In fact, I wouldn’t say that anyone here really “manned up.” Yeah, credit is due both Reuben and Judah for attempting to assure Jacob that Benjamin would be safe if he went with them back to Egypt.
So perhaps there’s another reason the brothers are now referred to as “the men.” Perhaps it is because they are now simply doing what any man would do when faced with starvation. There was nothing noble about it. No great heroics to rescue their brother Simeon. They were carrying bribes and their younger brother.-concessions to reality. Perhaps they became just “the men” at this point because these progenitors of the tribes of Israel were nobody special-doing nothing to illustrate their distinct heritage and their families covenant with the Divine. They were just hungry men.

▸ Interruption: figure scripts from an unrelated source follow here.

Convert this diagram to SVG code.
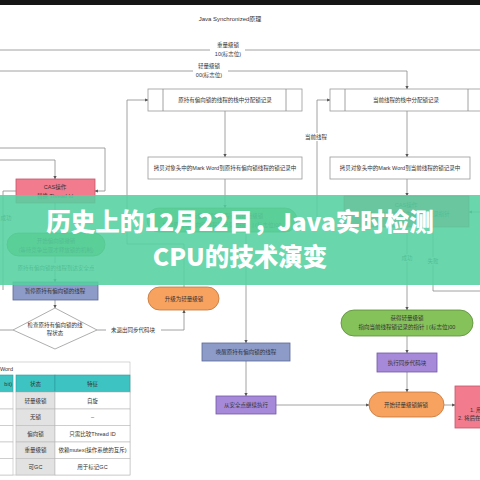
<svg xmlns="http://www.w3.org/2000/svg" width="480" height="480" viewBox="0 0 480 480">
<defs>
<marker id="ah" viewBox="0 0 6 6" refX="5.5" refY="3" markerWidth="4" markerHeight="4" orient="auto">
<path d="M0,0 L6,3 L0,6 z" fill="#555"/>
</marker>
<style>
.t{font-family:"Liberation Sans","Noto Sans CJK SC",sans-serif;font-size:5.5px;fill:#333;text-anchor:middle}
.ln{fill:none;stroke:#8a8a8a;stroke-width:0.8}
.ar{fill:none;stroke:#8a8a8a;stroke-width:0.8;marker-end:url(#ah)}
.box{fill:#fff;stroke:#999;stroke-width:0.8}
.pink{fill:#f27b8e;stroke:#c4566a;stroke-width:0.8}
.green{fill:#86c25a;stroke:#5a8a38;stroke-width:0.8}
.orange{fill:#f7a35f;stroke:#c27338;stroke-width:0.8}
.blue{fill:#8d9bc9;stroke:#5a6894;stroke-width:0.8}
.purple{fill:#a689d8;stroke:#7458a8;stroke-width:0.8}
.lbl{fill:#fff}
.cell{fill:#fff;stroke:#bbb;stroke-width:0.6}
.gcell{fill:#e2e2e2;stroke:#bbb;stroke-width:0.6}
.hcell{fill:#3ec3c3;stroke:#2a9a9a;stroke-width:0.6}
.ban{font-family:"Noto Sans CJK SC","Liberation Sans",sans-serif;font-weight:900;font-size:24.5px;fill:#fff;text-anchor:middle}
</style>
</defs>
<rect x="0" y="0" width="480" height="480" fill="#fff"/>
<rect x="0" y="0" width="480" height="5" fill="#151515"/>
<text class="t" x="230" y="21" style="font-size:6px">Java Synchronized原理</text>

<g id="connectors">
<path class="ln" d="M0,50 H210 M245,50 H480"/>
<path class="ln" d="M0,71 H193 M228,71 H407"/>
<path class="ar" d="M407,71 V89"/>
<path class="ar" d="M225,111 V157"/>
<path class="ar" d="M407,111 V157"/>
<path class="ar" d="M225,179 V208"/>
<path class="ar" d="M407,179 V196"/>
<path class="ar" d="M184,287 V244 H127 V100 H148"/>
<path class="ar" d="M297,220 H317 V100 H330"/>
<path class="ar" d="M0,148 H105 V191 H95"/>
<path class="ar" d="M0,160 H55 V179"/>
<path class="ln" d="M16,191 H3 V290"/>
<path class="ar" d="M55,203 V233"/>
<path class="ar" d="M55,256 V282"/>
<path class="ar" d="M55,300 V308"/>
<path class="ln" d="M13,330 H0"/>
<path class="ar" d="M97,330 H184 V310"/>
<path class="ar" d="M480,212 H469"/>
<path class="ar" d="M407,227 V310"/>
<path class="ln" d="M433,227 V291 H480"/>
<path class="ar" d="M407,336 V353"/>
<path class="ar" d="M407,372 V392"/>
<path class="ar" d="M444,405 H455"/>
<path class="ar" d="M246,232 V343"/>
<path class="ar" d="M246,361 V396"/>
<path class="ar" d="M276,405 H369"/>
</g>

<g id="heavy-label">
<rect class="lbl" x="212" y="40" width="33" height="17"/>
<text class="t" x="228" y="47">重量级锁</text>
<text class="t" x="228" y="56">10(标志位)</text>
</g>
<g id="light-label">
<rect class="lbl" x="194" y="61" width="33" height="17"/>
<text class="t" x="209" y="68">轻量级锁</text>
<text class="t" x="209" y="77">00(标志位)</text>
</g>

<g id="box1">
<rect class="box" x="148" y="89" width="154" height="22"/>
<path class="ln" d="M163,89 V111 M286,89 V111"/>
<text class="t" x="225" y="102">原持有偏向锁的线程的栈中分配锁记录</text>
</g>
<g id="box2">
<rect class="box" x="330" y="89" width="154" height="22"/>
<path class="ln" d="M345,89 V111 M468,89 V111"/>
<text class="t" x="406" y="102">当前线程的栈中分配锁记录</text>
</g>
<g id="label-current">
<rect class="lbl" x="302" y="133" width="29" height="8"/>
<text class="t" x="316" y="139">当前线程</text>
</g>
<g id="box3">
<rect class="box" x="148" y="157" width="154" height="22"/>
<text class="t" x="225" y="170">拷贝对象头中的Mark Word到原持有偏向锁线程的锁记录中</text>
</g>
<g id="box4">
<rect class="box" x="330" y="157" width="140" height="22"/>
<text class="t" x="400" y="170">拷贝对象头中的Mark Word到当前线程的锁记录中</text>
</g>

<g id="cas1">
<rect class="pink" x="16" y="179" width="79" height="24"/>
<text class="t" x="55" y="189">CAS操作</text>
<text class="t" x="55" y="198">替换 Thread Id</text>
</g>
<g id="cas2">
<rect class="pink" x="344" y="196" width="125" height="31"/>
<text class="t" x="406" y="207">CAS操作</text>
<text class="t" x="406" y="216">将Mark Word替换为指向锁记录指针</text>
</g>
<g id="ellipse-mid">
<rect class="green" x="147" y="208" width="150" height="24" rx="12"/>
<text class="t" x="222" y="218">原持有偏向锁的线程获得轻量级锁</text>
<text class="t" x="222" y="227">指向原持有偏向锁线程锁记录的指针 | (标志位)00</text>
</g>
<g id="revoke">
<rect class="green" x="7" y="233" width="98" height="23" rx="11.5"/>
<text class="t" x="56" y="243">开始偏向锁撤销</text>
<text class="t" x="56" y="252">(等待竞争出现才释放锁的机制)</text>
</g>
<g id="label-ok1"><text class="t" x="6" y="220">成功</text></g>
<g id="label-safe">
<rect class="lbl" x="12" y="263" width="88" height="8"/>
<text class="t" x="56" y="269.5">原持有偏向锁的线程到达安全点</text>
</g>
<g id="pause">
<rect class="blue" x="13" y="282" width="85" height="18"/>
<text class="t" x="55" y="293">暂停原持有偏向锁的线程</text>
</g>
<g id="check">
<path d="M55,308 L97,330 L55,349 L13,330 z" fill="#fff" stroke="#999" stroke-width="0.8"/>
<text class="t" x="55" y="327">检查原持有偏向锁的线</text>
<text class="t" x="55" y="335">程状态</text>
</g>
<g id="label-notexit">
<rect class="lbl" x="106" y="326" width="55" height="8"/>
<text class="t" x="133" y="332">未退出同步代码块</text>
</g>
<g id="upgrade">
<rect class="orange" x="148" y="287" width="71" height="23" rx="11.5"/>
<text class="t" x="184" y="300.5">升级为轻量级锁</text>
</g>
<g id="label-ok2">
<rect class="lbl" x="399" y="254" width="17" height="8"/>
<text class="t" x="407" y="260">成功</text>
</g>
<g id="label-fail">
<rect class="lbl" x="425" y="257" width="17" height="8"/>
<text class="t" x="433" y="263">失败</text>
</g>
<g id="getlight">
<rect class="green" x="341" y="310" width="132" height="26" rx="13"/>
<text class="t" x="407" y="320">获得轻量级锁</text>
<text class="t" x="407" y="329">指向当前线程锁记录的指针 | (标志位)00</text>
</g>
<g id="exec">
<rect class="purple" x="377" y="353" width="60" height="19"/>
<text class="t" x="407" y="364.5">执行同步代码块</text>
</g>
<g id="unlock">
<rect class="orange" x="369" y="392" width="75" height="25" rx="12.5"/>
<text class="t" x="406" y="406.5">开始轻量级锁解锁</text>
</g>
<g id="pink-right">
<rect class="pink" x="455" y="386" width="35" height="42"/>
<text class="t" x="470" y="412" style="text-anchor:start">1. 用</text>
<text class="t" x="458" y="420" style="text-anchor:start">2. 将后在</text>
</g>
<g id="wake">
<rect class="blue" x="202" y="343" width="88" height="18"/>
<text class="t" x="246" y="354">唤醒原持有偏向锁的线程</text>
</g>
<g id="resume">
<rect class="purple" x="216" y="396" width="60" height="18"/>
<text class="t" x="246" y="407">从安全点继续执行</text>
</g>

<g id="table">
<rect class="cell" x="-1" y="362" width="131" height="113"/>
<text class="t" x="13" y="370.5" style="text-anchor:end">Mark Word</text>
<rect class="hcell" x="-1" y="375" width="14" height="17"/>
<rect class="hcell" x="16" y="375" width="39" height="17"/>
<rect class="hcell" x="55" y="375" width="75" height="17"/>
<text class="t" x="12" y="385.5" style="text-anchor:end">bit)</text>
<text class="t" x="35.5" y="385.5">状态</text>
<text class="t" x="92.5" y="385.5">特征</text>
<rect class="cell" x="-1" y="392" width="14" height="17"/>
<rect class="cell" x="-1" y="409" width="14" height="16.5"/>
<rect class="cell" x="-1" y="425.5" width="14" height="16.5"/>
<rect class="cell" x="-1" y="442" width="14" height="16.5"/>
<rect class="cell" x="-1" y="458.5" width="14" height="16.5"/>
<rect class="gcell" x="16" y="392" width="39" height="17"/>
<rect class="gcell" x="16" y="409" width="39" height="16.5"/>
<rect class="gcell" x="16" y="425.5" width="39" height="16.5"/>
<rect class="gcell" x="16" y="442" width="39" height="16.5"/>
<rect class="gcell" x="16" y="458.5" width="39" height="16.5"/>
<rect class="cell" x="55" y="392" width="75" height="17"/>
<rect class="cell" x="55" y="409" width="75" height="16.5"/>
<rect class="cell" x="55" y="425.5" width="75" height="16.5"/>
<rect class="cell" x="55" y="442" width="75" height="16.5"/>
<rect class="cell" x="55" y="458.5" width="75" height="16.5"/>
<text class="t" x="35.5" y="402.5">轻量级锁</text>
<text class="t" x="92.5" y="402.5">自旋</text>
<text class="t" x="35.5" y="419">无锁</text>
<text class="t" x="92.5" y="419">–</text>
<text class="t" x="35.5" y="435.5">偏向锁</text>
<text class="t" x="92.5" y="435.5">只需比较Thread ID</text>
<text class="t" x="35.5" y="452">重量级锁</text>
<text class="t" x="92.5" y="452">依赖mutex(操作系统的互斥)</text>
<text class="t" x="35.5" y="468.5">可GC</text>
<text class="t" x="92.5" y="468.5">用于标记GC</text>
</g>

<g id="banner">
<rect x="0" y="195" width="480" height="90" fill="#55d0a0" fill-opacity="0.88"/>
<text class="ban" x="240" y="231">历史上的12月22日，Java实时检测</text>
<text class="ban" x="240" y="266">CPU的技术演变</text>
</g>
</svg>
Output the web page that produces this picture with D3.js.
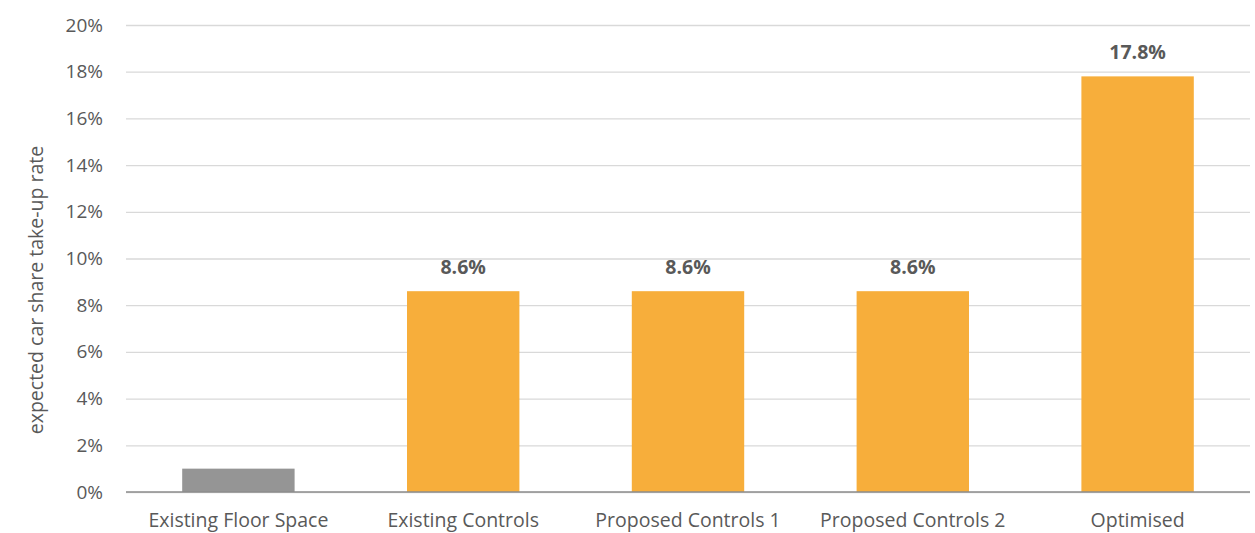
<!DOCTYPE html>
<html>
<head>
<meta charset="utf-8">
<script src="https://cdn.jsdelivr.net/npm/d3@7"></script>
<style>
  body { margin: 0; background: #fff; }
  text { font-family: "Open Sans", "Noto Sans", sans-serif; }
</style>
</head>
<body>
<div id="chart"></div>
<script>
// chart data
const categories = ["Existing Floor Space", "Existing Controls", "Proposed Controls 1", "Proposed Controls 2", "Optimised"];
const values = [0.010, 0.086, 0.086, 0.086, 0.178];
const showLabel = [false, true, true, true, true];
const barColors = ["#959595", "#f7ae3b", "#f7ae3b", "#f7ae3b", "#f7ae3b"];
const yTicks = [0, 0.02, 0.04, 0.06, 0.08, 0.10, 0.12, 0.14, 0.16, 0.18, 0.20];

const width = 1255, height = 533;
const margin = {top: 25, right: 5, bottom: 41, left: 126};
const innerW = width - margin.left - margin.right;
const innerH = height - margin.top - margin.bottom;

const svg = d3.select("#chart").append("svg")
    .attr("width", width)
    .attr("height", height);

const g = svg.append("g")
    .attr("transform", `translate(${margin.left},${margin.top})`);

const x = d3.scaleBand()
    .domain(categories)
    .range([0, innerW])
    .paddingInner(0.5)
    .paddingOuter(0.25);

const y = d3.scaleLinear()
    .domain([0, 0.20])
    .range([innerH, 0]);

// gridlines + y tick labels
const yAxis = d3.axisLeft(y)
    .tickValues(yTicks)
    .tickSize(-innerW)
    .tickPadding(23)
    .tickFormat(d3.format(".0%"));

const gy = g.append("g").call(yAxis);
gy.select(".domain").remove();
gy.selectAll(".tick line").attr("stroke", "#d9d9d9").attr("stroke-width", 1.3);
gy.selectAll(".tick text")
    .attr("fill", "#595959")
    .style("font-size", "19px");

// bars
const barData = categories.map((c, i) => ({cat: c, value: values[i], color: barColors[i], label: showLabel[i]}));

g.selectAll(".bar")
    .data(barData)
    .join("rect")
    .attr("class", "bar")
    .attr("x", d => x(d.cat))
    .attr("width", x.bandwidth())
    .attr("y", d => y(d.value))
    .attr("height", d => y(0) - y(d.value))
    .attr("fill", d => d.color);

// baseline
g.append("line")
    .attr("x1", 0).attr("x2", innerW)
    .attr("y1", y(0)).attr("y2", y(0))
    .attr("stroke", "#8c8c8c")
    .attr("stroke-width", 1.3);

// data labels
g.selectAll(".label")
    .data(barData.filter(d => d.label))
    .join("text")
    .attr("class", "label")
    .attr("x", d => x(d.cat) + x.bandwidth() / 2)
    .attr("y", d => y(d.value) - 17)
    .attr("text-anchor", "middle")
    .attr("fill", "#595959")
    .style("font-size", "19.5px")
    .style("font-weight", "bold")
    .text(d => (d.value * 100).toFixed(1) + "%");

// x axis labels
const xAxis = d3.axisBottom(x).tickSize(0).tickPadding(21);
const gx = g.append("g")
    .attr("transform", `translate(0,${innerH})`)
    .call(xAxis);
gx.select(".domain").remove();
gx.selectAll(".tick text")
    .attr("fill", "#595959")
    .style("font-size", "19.5px");

// y axis title
svg.append("text")
    .attr("transform", "translate(43,290) rotate(-90)")
    .attr("text-anchor", "middle")
    .attr("fill", "#595959")
    .style("font-size", "19.5px")
    .text("expected car share take-up rate");
</script>
</body>
</html>
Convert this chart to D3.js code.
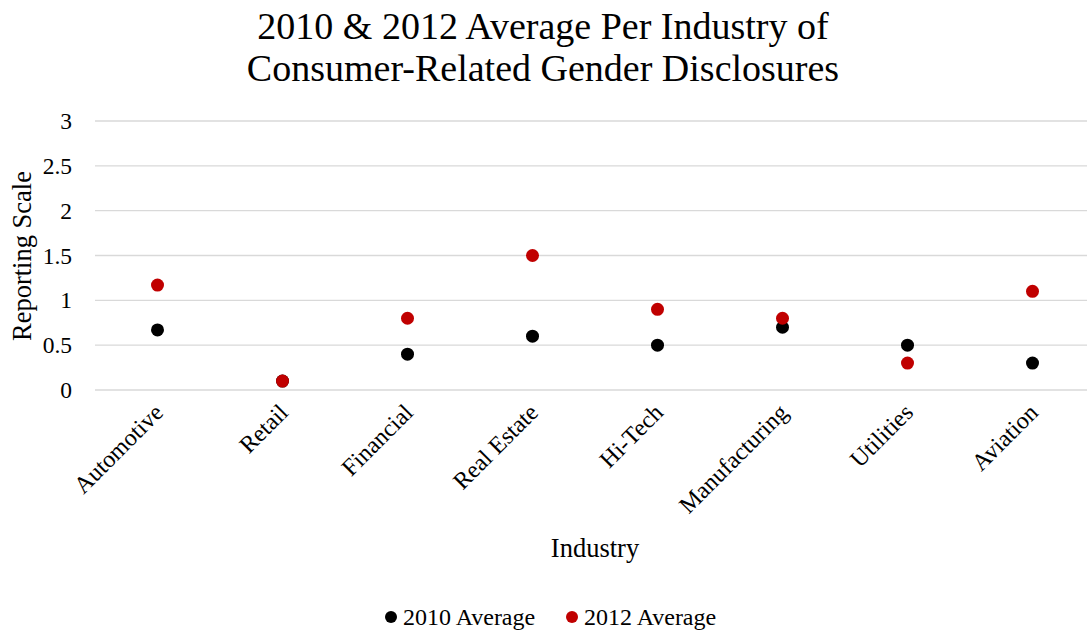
<!DOCTYPE html>
<html><head><meta charset="utf-8">
<script src="https://cdn.jsdelivr.net/npm/d3@7"></script>
<style>body{margin:0;background:#fff;} text{font-family:"Liberation Serif","Times New Roman",serif;fill:#000;}</style>
</head><body>
<svg id="c" width="1087" height="630"></svg>
<script>
const categories = ["Automotive","Retail","Financial","Real Estate","Hi-Tech","Manufacturing","Utilities","Aviation"];
const avg2010 = [0.67,0.1,0.4,0.6,0.5,0.7,0.5,0.3];
const avg2012 = [1.17,0.1,0.8,1.5,0.9,0.8,0.3,1.1];
const yTicks = [0,0.5,1,1.5,2,2.5,3];
const seriesNames = ["2010 Average","2012 Average"];
const colors = ["#000000","#c00000"];

const svg = d3.select("#c");
const x = d3.scaleBand().domain(categories).range([95,1095]);
const y = d3.scaleLinear().domain([0,3]).range([390,121]);

// title
const title = svg.append("text").attr("text-anchor","middle").style("font-size","38px");
title.append("tspan").attr("x",543).attr("y",39).text("2010 & 2012 Average Per Industry of");
title.append("tspan").attr("x",543).attr("y",81).text("Consumer-Related Gender Disclosures");

// gridlines
svg.append("g").selectAll("line").data(yTicks).join("line")
  .attr("x1",95).attr("x2",1087).attr("y1",d=>y(d)).attr("y2",d=>y(d))
  .attr("stroke","#d9d9d9").attr("stroke-width",1.3);

// y axis
const ya = svg.append("g").attr("transform","translate(80,0)")
  .call(d3.axisLeft(y).tickValues(yTicks).tickSize(0).tickPadding(8).tickFormat(d=>String(d)));
ya.select(".domain").remove();
ya.selectAll("text").style("font-size","23.5px").style("font-family","Liberation Serif, serif").attr("fill","#000");

// x axis
const xa = svg.append("g").attr("transform","translate(0,390)")
  .call(d3.axisBottom(x).tickSize(0).tickPadding(0));
xa.select(".domain").remove();
xa.selectAll("text").style("font-size","24px").style("font-family","Liberation Serif, serif").attr("fill","#000")
  .attr("text-anchor","end").attr("dy",null).attr("y",0)
  .attr("transform","translate(7,24) rotate(-45)");

// axis titles
svg.append("text").attr("x",595).attr("y",557).attr("text-anchor","middle").style("font-size","26.5px").text("Industry");
svg.append("text").attr("transform","translate(31,256) rotate(-90)").attr("text-anchor","middle").style("font-size","26.5px").text("Reporting Scale");

// points
[avg2010, avg2012].forEach((vals,i)=>{
  svg.append("g").selectAll("circle").data(vals).join("circle")
    .attr("cx",(d,j)=>x(categories[j])+x.bandwidth()/2)
    .attr("cy",d=>y(d)).attr("r",6.5).attr("fill",colors[i]);
});

// legend
const leg = [{x:391},{x:572}];
seriesNames.forEach((n,i)=>{
  svg.append("circle").attr("cx",leg[i].x).attr("cy",617).attr("r",6).attr("fill",colors[i]);
  svg.append("text").attr("x",leg[i].x+12).attr("y",625).style("font-size",  "24px").text(n);
});
</script>
</body></html>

When they return to Egypt, Simeon is returned to them-yet there’s no mention in the text about a teary reunion. Just the simple fact: “and he brought out Simeon to them.” (43:23)
Maybe they were just “the men” because it never even occurred to them that G”d was showing them favor by restoring their money to their bags. It’s at least likely that, in similar circumstances, their brother Joseph might have attributed that circumstance to G”d rather than seeing it as some problematic incident done to make trouble for them. Yes, the brothers see (the unknown to them) Joseph’s treatment of them-his suspicion of them as spies, his insistence they bring Benjamin, that they leave Simeon as a hostage – as payback for what they did do Joseph lo those many years ago. But remember this is before they realize they are dealing with Joseph.
Joseph seems to have kept (to some degree) his faith in G”d. His brothers don’t seem to think of G”d much at all. The best we get is Jacob asking El Shaddai to dispose the Egyptian vizier (i.e. Joseph) to treat his sons favorably. The brothers don’t offer any prayers – of thanks or petition or praise!
All of these are perhaps reasons they are just referred to here as “the men.” Yet I find this all somewhat unsatisfying, incomplete. This is a problem I suspect I am going to be wrestling with for some time. I’d welcome your thoughts on the matter. Together, perhaps we can add up to at least part of a Rashi, and discover “what’s troubling us.”